#### Instructions to follow
Could the lines from the start of the data through the line with "const FS = 17.5;" be set down exactly, with no pictures among them?

----

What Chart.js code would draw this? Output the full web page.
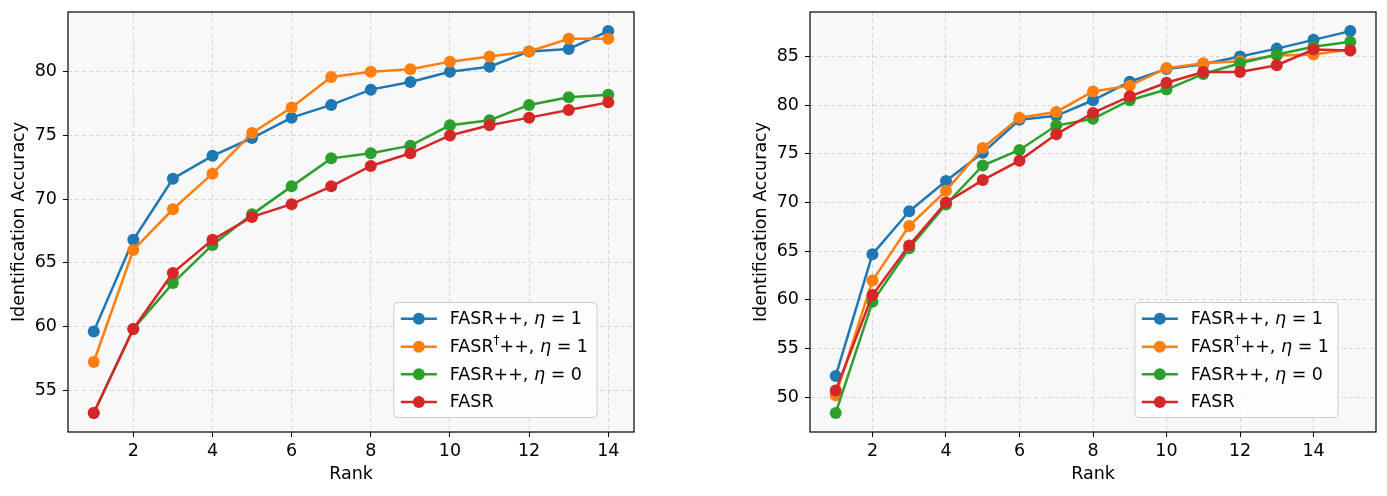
<!DOCTYPE html>
<html>
<head>
<meta charset="utf-8">
<script src="https://cdn.jsdelivr.net/npm/chart.js@4.4.1/dist/chart.umd.min.js"></script>
<style>
  html, body { margin: 0; padding: 0; background: #fff; }
  #wrap { position: relative; width: 1387px; height: 496px; }
  canvas { position: absolute; top: 0; }
  #chart-left { left: 0; }
  #chart-right { left: 693px; }
</style>
</head>
<body>
<div id="wrap">
  <canvas id="chart-left" width="693" height="496"></canvas>
  <canvas id="chart-right" width="694" height="496"></canvas>
</div>
<script>
// ── data ──
const seriesLabels = ['FASR++, η = 1', 'FASR†++, η = 1', 'FASR++, η = 0', 'FASR'];
const seriesColors = ['#1f77b4', '#ff7f0e', '#2ca02c', '#d62728'];

const ranksLeft = [1, 2, 3, 4, 5, 6, 7, 8, 9, 10, 11, 12, 13, 14];
const leftEta1     = [59.6, 66.8, 71.6, 73.4, 74.8, 76.4, 77.4, 78.6, 79.2, 80.0, 80.4, 81.6, 81.8, 83.2];
const leftDagEta1  = [57.2, 66.0, 69.2, 72.0, 75.2, 77.2, 79.6, 80.0, 80.2, 80.8, 81.2, 81.6, 82.6, 82.6];
const leftEta0     = [53.2, 59.8, 63.4, 66.4, 68.8, 71.0, 73.2, 73.6, 74.2, 75.8, 76.2, 77.4, 78.0, 78.2];
const leftFasr     = [53.2, 59.8, 64.2, 66.8, 68.6, 69.6, 71.0, 72.6, 73.6, 75.0, 75.8, 76.4, 77.0, 77.6];

const ranksRight = [1, 2, 3, 4, 5, 6, 7, 8, 9, 10, 11, 12, 13, 14, 15];
const rightEta1    = [52.2, 64.7, 69.1, 72.2, 75.1, 78.5, 78.9, 80.5, 82.4, 83.7, 84.2, 85.0, 85.8, 86.7, 87.6];
const rightDagEta1 = [50.2, 62.0, 67.6, 71.2, 75.6, 78.7, 79.3, 81.4, 82.0, 83.8, 84.3, 84.5, 85.1, 85.2, 85.7];
const rightEta0    = [48.4, 59.8, 65.3, 69.8, 73.8, 75.4, 77.9, 78.6, 80.5, 81.6, 83.2, 84.3, 85.2, 86.0, 86.5];
const rightFasr    = [50.7, 60.5, 65.6, 70.0, 72.3, 74.3, 77.0, 79.2, 80.9, 82.3, 83.4, 83.4, 84.1, 85.7, 85.6];

const xTicksLeft  = [2, 4, 6, 8, 10, 12, 14];
const xTicksRight = [2, 4, 6, 8, 10, 12, 14];
const yTicksLeft  = [55, 60, 65, 70, 75, 80];
const yTicksRight = [50, 55, 60, 65, 70, 75, 80, 85];

const xTitle = 'Rank';
const yTitle = 'Identification Accuracy';

// ── helpers ──
const FONT = '"DejaVu Sans", sans-serif';
const FS = 17.5;

// splits a label into runs: † as superscript, η italic (like mathtext)
function richRuns(text) {
  const runs = [];
  for (const ch of text) {
    let style = 'n';
    if (ch === '†') style = 's';
    else if (ch === 'η') style = 'i';
    const last = runs[runs.length - 1];
    if (last && last.style === style) last.t += ch;
    else runs.push({ t: ch, style });
  }
  return runs.map(r => ({
    t: r.t,
    font: r.style === 's' ? `12px ${FONT}` : r.style === 'i' ? `italic ${FS}px ${FONT}` : `${FS}px ${FONT}`,
    dy: r.style === 's' ? -7 : 0
  }));
}

function richWidth(ctx, text) {
  return richRuns(text).reduce((w, r) => { ctx.font = r.font; return w + ctx.measureText(r.t).width; }, 0);
}

function drawRich(ctx, text, x, y) {
  richRuns(text).forEach(r => {
    ctx.font = r.font;
    ctx.fillText(r.t, x, y + r.dy);
    x += ctx.measureText(r.t).width;
  });
}

// plot background, frame and legend box inside the axes
const framePlugin = {
  id: 'frame',
  beforeDraw(chart) {
    const { ctx, chartArea: a } = chart;
    ctx.save();
    ctx.fillStyle = '#f8f8f8';
    ctx.fillRect(a.left, a.top, a.right - a.left, a.bottom - a.top);
    ctx.restore();
  },
  afterDatasetsDraw(chart, args, opts) {
    const { ctx, chartArea: a } = chart;
    ctx.save();
    ctx.strokeStyle = '#000';
    ctx.lineWidth = 1.2;
    ctx.strokeRect(a.left, a.top, a.right - a.left, a.bottom - a.top);

    // legend
    const ds = chart.data.datasets;
    const maxW = Math.max(...ds.map(d => richWidth(ctx, d.label)));
    const w = 56 + maxW + 9, h = 115;
    const x = a.right - opts.legendRight - w;
    const y = a.bottom - opts.legendBottom - h;
    ctx.beginPath();
    ctx.roundRect(x, y, w, h, 4);
    ctx.fillStyle = 'rgba(255,255,255,0.8)';
    ctx.fill();
    ctx.strokeStyle = '#cccccc';
    ctx.lineWidth = 1;
    ctx.stroke();

    const rows = [16.3, 44.2, 71.8, 99.4];
    ds.forEach((d, i) => {
      const cy = y + rows[i];
      ctx.strokeStyle = d.borderColor;
      ctx.lineWidth = 2.5;
      ctx.beginPath();
      ctx.moveTo(x + 7, cy);
      ctx.lineTo(x + 43, cy);
      ctx.stroke();
      ctx.fillStyle = d.borderColor;
      ctx.beginPath();
      ctx.arc(x + 25, cy, 6, 0, Math.PI * 2);
      ctx.fill();
      ctx.fillStyle = '#000';
      ctx.textBaseline = 'middle';
      ctx.textAlign = 'left';
      drawRich(ctx, d.label, x + 56, cy + 1);
    });
    ctx.restore();
  }
};

function makeDatasets(xs, ys) {
  return ys.map((vals, i) => ({
    label: seriesLabels[i],
    data: vals.map((v, j) => ({ x: xs[j], y: v })),
    borderColor: seriesColors[i],
    backgroundColor: seriesColors[i],
    pointBackgroundColor: seriesColors[i],
    borderWidth: 2.5,
    pointRadius: 6,
    pointBorderWidth: 0,
    tension: 0,
    order: ys.length - i
  }));
}

function axis(min, max, ticks, title, horizontal, titlePad) {
  return {
    type: 'linear', min, max,
    afterBuildTicks: s => { s.ticks = ticks.map(v => ({ value: v })); },
    afterFit: s => {
      if (horizontal) { s.height = 64; s.paddingLeft = 0; s.paddingRight = 0; }
      else { s.width = 68; s.paddingTop = 0; s.paddingBottom = 0; }
    },
    border: { display: false, dash: [4, 3] },
    grid: {
      color: 'rgba(185,185,185,0.55)', lineWidth: 1,
      drawTicks: true, tickLength: 5, tickColor: '#000', tickWidth: 1, tickBorderDash: []
    },
    ticks: {
      color: '#000', font: { family: FONT, size: FS }, padding: horizontal ? 4 : 6,
      maxRotation: 0, autoSkip: false, callback: v => String(v)
    },
    title: {
      display: true, text: title, color: '#000',
      font: { family: FONT, size: FS }, padding: titlePad
    }
  };
}

function makeChart(id, xs, ys, xr, yr, xTicks, yTicks, padding, legendPos) {
  return new Chart(document.getElementById(id), {
    type: 'line',
    data: { datasets: makeDatasets(xs, ys) },
    options: {
      responsive: false, animation: false, events: [],
      layout: { padding },
      plugins: { legend: { display: false }, tooltip: { enabled: false }, frame: legendPos },
      scales: {
        x: axis(xr[0], xr[1], xTicks, xTitle, true, { top: 0, bottom: 11.5 }),
        y: axis(yr[0], yr[1], yTicks, yTitle, false, { top: 8.5, bottom: 0 })
      }
    },
    plugins: [framePlugin]
  });
}

makeChart('chart-left', ranksLeft, [leftEta1, leftDagEta1, leftEta0, leftFasr],
  [0.35, 14.65], [51.7, 84.7], xTicksLeft, yTicksLeft,
  { top: 12, right: 59, left: 0, bottom: 0 }, { legendRight: 37, legendBottom: 14.5 });

makeChart('chart-right', ranksRight, [rightEta1, rightDagEta1, rightEta0, rightFasr],
  [0.3, 15.7], [46.44, 89.56], xTicksRight, yTicksRight,
  { top: 12, right: 11, left: 49, bottom: 0 }, { legendRight: 38, legendBottom: 14.5 });
</script>
</body>
</html>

----

#### Solved problem
What Chart.js code would draw this? Output the full web page.
<!DOCTYPE html>
<html>
<head>
<meta charset="utf-8">
<script src="https://cdn.jsdelivr.net/npm/chart.js@4.4.1/dist/chart.umd.min.js"></script>
<style>
  html, body { margin: 0; padding: 0; background: #fff; }
  #wrap { position: relative; width: 1387px; height: 496px; }
  canvas { position: absolute; top: 0; }
  #chart-left { left: 0; }
  #chart-right { left: 693px; }
</style>
</head>
<body>
<div id="wrap">
  <canvas id="chart-left" width="693" height="496"></canvas>
  <canvas id="chart-right" width="694" height="496"></canvas>
</div>
<script>
// ── data ──
const seriesLabels = ['FASR++, η = 1', 'FASR†++, η = 1', 'FASR++, η = 0', 'FASR'];
const seriesColors = ['#1f77b4', '#ff7f0e', '#2ca02c', '#d62728'];

const ranksLeft = [1, 2, 3, 4, 5, 6, 7, 8, 9, 10, 11, 12, 13, 14];
const leftEta1     = [59.6, 66.8, 71.6, 73.4, 74.8, 76.4, 77.4, 78.6, 79.2, 80.0, 80.4, 81.6, 81.8, 83.2];
const leftDagEta1  = [57.2, 66.0, 69.2, 72.0, 75.2, 77.2, 79.6, 80.0, 80.2, 80.8, 81.2, 81.6, 82.6, 82.6];
const leftEta0     = [53.2, 59.8, 63.4, 66.4, 68.8, 71.0, 73.2, 73.6, 74.2, 75.8, 76.2, 77.4, 78.0, 78.2];
const leftFasr     = [53.2, 59.8, 64.2, 66.8, 68.6, 69.6, 71.0, 72.6, 73.6, 75.0, 75.8, 76.4, 77.0, 77.6];

const ranksRight = [1, 2, 3, 4, 5, 6, 7, 8, 9, 10, 11, 12, 13, 14, 15];
const rightEta1    = [52.2, 64.7, 69.1, 72.2, 75.1, 78.5, 78.9, 80.5, 82.4, 83.7, 84.2, 85.0, 85.8, 86.7, 87.6];
const rightDagEta1 = [50.2, 62.0, 67.6, 71.2, 75.6, 78.7, 79.3, 81.4, 82.0, 83.8, 84.3, 84.5, 85.1, 85.2, 85.7];
const rightEta0    = [48.4, 59.8, 65.3, 69.8, 73.8, 75.4, 77.9, 78.6, 80.5, 81.6, 83.2, 84.3, 85.2, 86.0, 86.5];
const rightFasr    = [50.7, 60.5, 65.6, 70.0, 72.3, 74.3, 77.0, 79.2, 80.9, 82.3, 83.4, 83.4, 84.1, 85.7, 85.6];

const xTicksLeft  = [2, 4, 6, 8, 10, 12, 14];
const xTicksRight = [2, 4, 6, 8, 10, 12, 14];
const yTicksLeft  = [55, 60, 65, 70, 75, 80];
const yTicksRight = [50, 55, 60, 65, 70, 75, 80, 85];

const xTitle = 'Rank';
const yTitle = 'Identification Accuracy';

// ── helpers ──
const FONT = '"DejaVu Sans", sans-serif';
const FS = 17.5;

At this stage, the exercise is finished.